What I Learned from William Jefferson's Statement About His Innocence

1. I begin with the paragraph that begins "In a few days Andrea and I will celebrate our 37th Wedding Anniversary. We are the parents of five children . . ."

Jefferson then goes on to list the impressive schools from which his children have graduated.

What I learned in this paragraph is how the children of a Harvard graduate and successful politician can get into prominent universities.

Don't get me wrong: William Jefferson's story of coming from a disadvantaged background to go on to be a Harvard graduate is impressive. However, his children's stories fail to inspire me. Legacy status and daddy's connections are amazing things. Lots of really smart kids go to LSU and Loyola and Rollins College. Really smart kids with connections go to Harvard and Brown.

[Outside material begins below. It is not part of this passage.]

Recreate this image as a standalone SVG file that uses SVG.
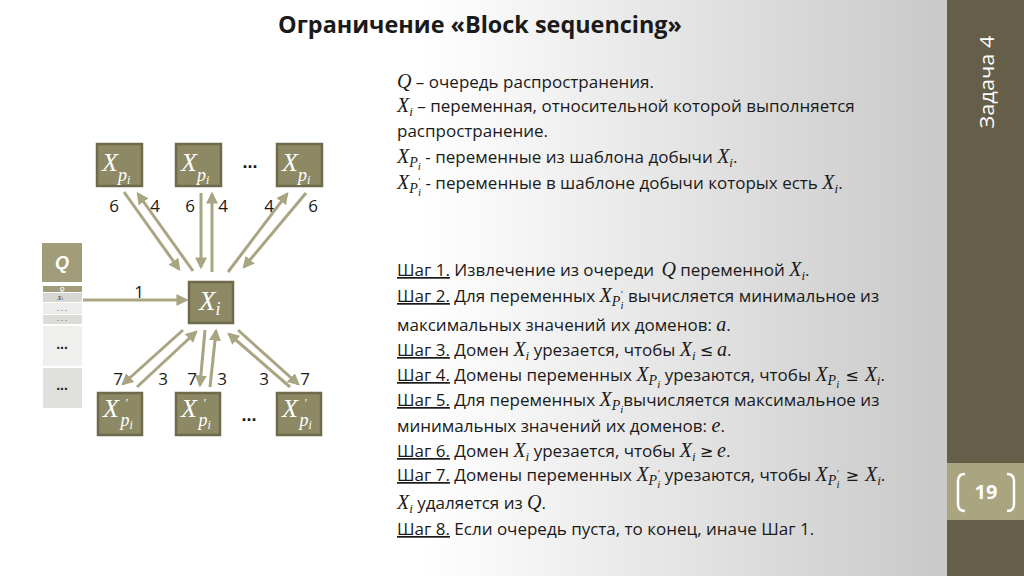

MORE IMPORTANTLY, his children's stories are irrelevant to his guilt or innocence vis-a-vis the charges against him.

2. From the following three paragraphs, I learned that the government has a lot of resources and a history of sometimes bringing charges that are not true.

AGAIN, I have no idea how this relates to Mr. Jefferson's guilt or innocence.

3. In the next paragraph (which begins "The people of my district know this"), Mr. Jefferson tells me what I know. I am in his district, and I must disagree. I do not know that he is above reproach.

4. Finally, in the last few paragraphs, Mr. Jefferson gets to the charges. He admits he made mistakes in judgment. (That's not really helpful. I made a mistake in judgment by believing that the Saints would beat the Bears and reach the Super Bowl. Is this the kind of mistake in judgment to which he refers?)

He also says that the $90,000 (I assume the money from his freezer) was from the FBI. If so, why didn't he bring it straight to the Times-Picayune???? Or to a blogger like Oyster? They could have told his story.

I have to stop now. I'm getting nauseous.